When, exactly, is autumn? And here we are referring to the Southern Hemisphere, of course. Our Cape weather is anything but predictable, and the onset of colder weather is not a marked event like it is in northern climes. One school of thought has it that autumn begins at the March equinox, but mid-March in Cape Town still has beach weather; in fact that temperate weather continues well into April – as an indication just try and find parking at Clifton Beach on a sunny April Sunday. Meteorologists, those erudite predictors of weather who should know better, use the Gregorian calendar to mark Autumn: March, April and May. I suppose we should fell blessed here on the Peninsula; we may cope with gale force winds on occasion throughout the year, but our autumn and winter months are temperate in comparison to the analogous Northern latitudes.
The word autumn has an intriguing history and stems from an Ancient Etruscan root autu-, which is difficult to translate precisely. It means in effect ‘the passing of the year’, so in its initial form was cognate with the passing of time. You could have said “It’s autumn!” to a passing Etrurian neighbour during any month and got a “ Yup, tempus fugit!” in return. But the Romans, who lived just up the road, borrowed the word and, being Romans, added a suffix. Autumnus it became, and then the French, lacking a suitable word for leaves falling off trees, stole it as autompne and promptly invaded England in 1066, taking their language with them. The English, being English, already had lots of words for autumn, including the utilitarian ‘harvest’ and Old English fallean, which became fall. Because of the leaves…you get it. But ‘autumn’ had a delicate ring to it, and as the new king (William I, aka William the Conqueror) could only speak French anyway, autumn it became.
As an aside, the Afrikaans word for autumn, ‘herfs’, stems from the Dutch equivalent of harvest, herfst. ‘Fall’, that apparent Americanism for autumn, is actually a linguistic remnant from the early English emigration to the North American colonies. (Some of the Appalachian hillbillies still speak an English dialect much closer to Shakespearian pronunciation than current posh English. It was George Bernard Shaw who said: “England and America – two countries divided by a common language.” He’d never been to the backwaters of Virginia.)

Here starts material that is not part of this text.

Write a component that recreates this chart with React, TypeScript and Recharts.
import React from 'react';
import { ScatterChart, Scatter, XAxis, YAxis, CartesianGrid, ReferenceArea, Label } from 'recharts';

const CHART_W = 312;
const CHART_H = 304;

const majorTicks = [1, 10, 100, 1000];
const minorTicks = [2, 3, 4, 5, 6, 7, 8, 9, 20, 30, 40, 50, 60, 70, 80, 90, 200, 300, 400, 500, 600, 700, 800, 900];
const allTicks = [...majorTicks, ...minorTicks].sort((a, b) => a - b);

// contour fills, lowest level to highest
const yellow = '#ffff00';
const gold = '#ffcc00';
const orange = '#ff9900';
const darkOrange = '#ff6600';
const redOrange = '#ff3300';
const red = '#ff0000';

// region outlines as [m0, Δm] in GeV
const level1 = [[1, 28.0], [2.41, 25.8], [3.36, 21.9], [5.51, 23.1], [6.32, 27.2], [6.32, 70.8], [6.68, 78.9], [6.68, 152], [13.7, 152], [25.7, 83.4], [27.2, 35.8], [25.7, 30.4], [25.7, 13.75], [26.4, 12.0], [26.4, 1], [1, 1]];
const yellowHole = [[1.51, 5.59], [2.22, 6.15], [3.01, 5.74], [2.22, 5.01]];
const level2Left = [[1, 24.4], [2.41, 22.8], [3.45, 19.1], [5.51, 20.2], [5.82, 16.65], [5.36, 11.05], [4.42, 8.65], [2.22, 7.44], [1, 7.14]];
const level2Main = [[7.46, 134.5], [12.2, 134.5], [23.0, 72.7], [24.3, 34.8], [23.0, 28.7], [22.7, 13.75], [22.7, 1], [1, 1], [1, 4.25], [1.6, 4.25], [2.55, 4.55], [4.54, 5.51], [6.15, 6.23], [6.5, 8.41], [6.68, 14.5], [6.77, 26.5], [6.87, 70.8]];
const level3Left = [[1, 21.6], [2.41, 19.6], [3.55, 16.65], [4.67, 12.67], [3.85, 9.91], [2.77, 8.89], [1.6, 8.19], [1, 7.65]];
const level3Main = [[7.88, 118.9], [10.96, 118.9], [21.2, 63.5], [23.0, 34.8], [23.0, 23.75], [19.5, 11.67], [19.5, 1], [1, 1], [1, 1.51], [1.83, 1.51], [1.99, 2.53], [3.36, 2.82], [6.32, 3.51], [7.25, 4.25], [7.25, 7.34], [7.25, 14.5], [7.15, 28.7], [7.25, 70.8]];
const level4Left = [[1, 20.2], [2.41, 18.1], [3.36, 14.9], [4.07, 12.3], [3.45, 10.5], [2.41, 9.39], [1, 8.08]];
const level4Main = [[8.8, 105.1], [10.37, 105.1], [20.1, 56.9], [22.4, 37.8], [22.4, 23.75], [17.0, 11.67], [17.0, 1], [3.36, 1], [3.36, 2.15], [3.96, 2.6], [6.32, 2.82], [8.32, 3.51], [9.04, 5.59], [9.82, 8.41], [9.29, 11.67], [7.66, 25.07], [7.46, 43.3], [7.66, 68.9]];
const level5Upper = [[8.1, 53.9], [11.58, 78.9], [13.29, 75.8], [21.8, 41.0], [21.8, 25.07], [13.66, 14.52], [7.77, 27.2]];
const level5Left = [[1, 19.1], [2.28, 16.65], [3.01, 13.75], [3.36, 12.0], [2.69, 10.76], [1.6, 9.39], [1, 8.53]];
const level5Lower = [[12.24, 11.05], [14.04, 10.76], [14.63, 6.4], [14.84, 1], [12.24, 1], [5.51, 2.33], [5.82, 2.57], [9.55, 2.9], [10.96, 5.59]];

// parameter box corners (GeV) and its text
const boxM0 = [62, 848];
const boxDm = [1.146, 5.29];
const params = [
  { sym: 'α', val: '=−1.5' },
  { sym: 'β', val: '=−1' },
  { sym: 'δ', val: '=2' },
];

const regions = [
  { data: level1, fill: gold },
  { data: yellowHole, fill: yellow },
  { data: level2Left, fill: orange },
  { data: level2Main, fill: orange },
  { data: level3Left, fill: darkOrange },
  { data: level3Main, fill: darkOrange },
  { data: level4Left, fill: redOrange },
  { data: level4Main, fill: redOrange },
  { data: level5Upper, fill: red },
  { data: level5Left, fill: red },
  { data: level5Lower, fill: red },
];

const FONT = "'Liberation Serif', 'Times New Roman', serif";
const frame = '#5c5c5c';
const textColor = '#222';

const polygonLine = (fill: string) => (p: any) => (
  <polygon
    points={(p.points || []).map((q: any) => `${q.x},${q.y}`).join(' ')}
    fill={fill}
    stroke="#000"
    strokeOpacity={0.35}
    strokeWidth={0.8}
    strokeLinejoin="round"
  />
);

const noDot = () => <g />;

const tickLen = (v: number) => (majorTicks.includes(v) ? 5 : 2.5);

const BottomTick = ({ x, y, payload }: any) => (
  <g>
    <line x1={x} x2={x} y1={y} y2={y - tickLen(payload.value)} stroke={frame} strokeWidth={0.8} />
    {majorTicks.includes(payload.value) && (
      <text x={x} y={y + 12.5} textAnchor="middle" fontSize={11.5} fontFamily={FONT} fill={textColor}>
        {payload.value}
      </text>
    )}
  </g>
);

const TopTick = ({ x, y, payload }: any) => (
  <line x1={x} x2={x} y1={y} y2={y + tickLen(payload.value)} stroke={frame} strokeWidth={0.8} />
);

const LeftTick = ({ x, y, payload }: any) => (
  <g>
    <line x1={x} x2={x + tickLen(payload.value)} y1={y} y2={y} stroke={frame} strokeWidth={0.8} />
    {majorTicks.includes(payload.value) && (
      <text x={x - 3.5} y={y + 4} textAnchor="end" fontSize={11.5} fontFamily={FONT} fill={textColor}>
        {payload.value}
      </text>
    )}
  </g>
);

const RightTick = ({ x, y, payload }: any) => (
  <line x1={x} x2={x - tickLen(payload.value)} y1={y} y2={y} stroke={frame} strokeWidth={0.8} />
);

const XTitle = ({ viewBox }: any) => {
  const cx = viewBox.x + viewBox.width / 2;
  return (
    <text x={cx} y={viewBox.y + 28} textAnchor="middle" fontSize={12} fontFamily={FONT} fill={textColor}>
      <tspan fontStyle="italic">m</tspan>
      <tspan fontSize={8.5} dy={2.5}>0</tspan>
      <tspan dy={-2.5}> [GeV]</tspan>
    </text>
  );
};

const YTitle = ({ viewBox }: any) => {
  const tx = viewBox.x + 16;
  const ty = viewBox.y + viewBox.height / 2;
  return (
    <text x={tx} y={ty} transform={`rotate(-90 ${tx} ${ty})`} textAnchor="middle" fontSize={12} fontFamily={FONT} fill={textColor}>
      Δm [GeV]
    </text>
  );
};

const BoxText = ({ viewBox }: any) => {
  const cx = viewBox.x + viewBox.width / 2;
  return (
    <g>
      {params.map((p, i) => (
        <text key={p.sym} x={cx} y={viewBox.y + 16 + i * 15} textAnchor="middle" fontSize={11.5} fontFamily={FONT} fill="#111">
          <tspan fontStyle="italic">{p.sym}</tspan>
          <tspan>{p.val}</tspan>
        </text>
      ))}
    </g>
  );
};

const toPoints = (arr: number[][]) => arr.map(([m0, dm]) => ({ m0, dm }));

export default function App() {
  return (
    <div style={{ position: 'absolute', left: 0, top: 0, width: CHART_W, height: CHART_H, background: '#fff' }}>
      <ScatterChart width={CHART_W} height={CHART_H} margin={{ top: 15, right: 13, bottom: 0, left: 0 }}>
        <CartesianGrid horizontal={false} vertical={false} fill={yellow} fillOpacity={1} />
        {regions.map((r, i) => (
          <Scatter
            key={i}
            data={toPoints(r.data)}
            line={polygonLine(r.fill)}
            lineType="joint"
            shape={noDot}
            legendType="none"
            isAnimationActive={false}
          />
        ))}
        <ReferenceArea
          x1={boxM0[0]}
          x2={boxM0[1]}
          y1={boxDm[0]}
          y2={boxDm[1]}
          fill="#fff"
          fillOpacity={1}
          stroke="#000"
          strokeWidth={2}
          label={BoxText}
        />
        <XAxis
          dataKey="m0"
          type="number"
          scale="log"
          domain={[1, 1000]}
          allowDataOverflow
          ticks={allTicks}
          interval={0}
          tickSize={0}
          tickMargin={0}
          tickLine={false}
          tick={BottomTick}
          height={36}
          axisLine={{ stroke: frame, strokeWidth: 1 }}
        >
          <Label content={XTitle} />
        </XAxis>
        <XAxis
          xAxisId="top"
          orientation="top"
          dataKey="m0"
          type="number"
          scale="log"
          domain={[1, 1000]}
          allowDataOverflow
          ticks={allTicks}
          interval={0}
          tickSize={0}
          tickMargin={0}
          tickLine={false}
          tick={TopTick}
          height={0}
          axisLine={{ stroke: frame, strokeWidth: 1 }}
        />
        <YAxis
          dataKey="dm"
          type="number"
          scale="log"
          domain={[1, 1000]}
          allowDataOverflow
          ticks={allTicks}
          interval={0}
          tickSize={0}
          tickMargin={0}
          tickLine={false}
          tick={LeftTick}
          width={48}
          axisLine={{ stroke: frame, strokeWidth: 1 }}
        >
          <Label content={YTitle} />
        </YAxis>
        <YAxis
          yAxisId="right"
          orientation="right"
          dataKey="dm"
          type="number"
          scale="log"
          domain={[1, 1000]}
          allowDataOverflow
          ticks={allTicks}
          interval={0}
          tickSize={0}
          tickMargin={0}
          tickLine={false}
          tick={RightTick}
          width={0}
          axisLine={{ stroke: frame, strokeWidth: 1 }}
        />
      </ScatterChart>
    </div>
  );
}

It’s at this point that we say: Waterfront Charters love autumn. (Then again, we love just about everything about Cape Town, the climate, the harbour and the V&A Waterfront, but today we are talking about autumn.) The weather is in that mid-season hiatus when winds swing from south to north (occasional sneaky gales notwithstanding) where calm seas and breezes are perfect for offshore adventures. It may be a bit cooler than a December scorcher, but an extra layer of cotton is plenty to keep out any soft chills. And the views…always spectacular, autumn brings the first seasonal rains, and these transform the dry summer vegetation into a range of soft greens and other heather-tainted hues, turning the slopes of our iconic mountain range into a sight that begs to be photographed, painted or just admired.
There is no better way to see them than from the deck of a luxury catamaran as it cruises along the coast. No static land based view this; we take you along the Atlantic coast past landmarks natural and manmade, and you get to see the Cape from a mariner’s viewpoint. Which, after all, is what first attracted the sailors to these shores in the first place. And here’s another odd fact: The Atlantic Ocean actually gets warmer this time of year, due to shifting of the offshore currents, so a Clifton Cruise can still be rounded off with a dip into the briny. Followed by a tot of grog (or whatever warms your body and soul), of course: yet another advantage of being aboard a Waterfront Charters vessel in delicious autumn.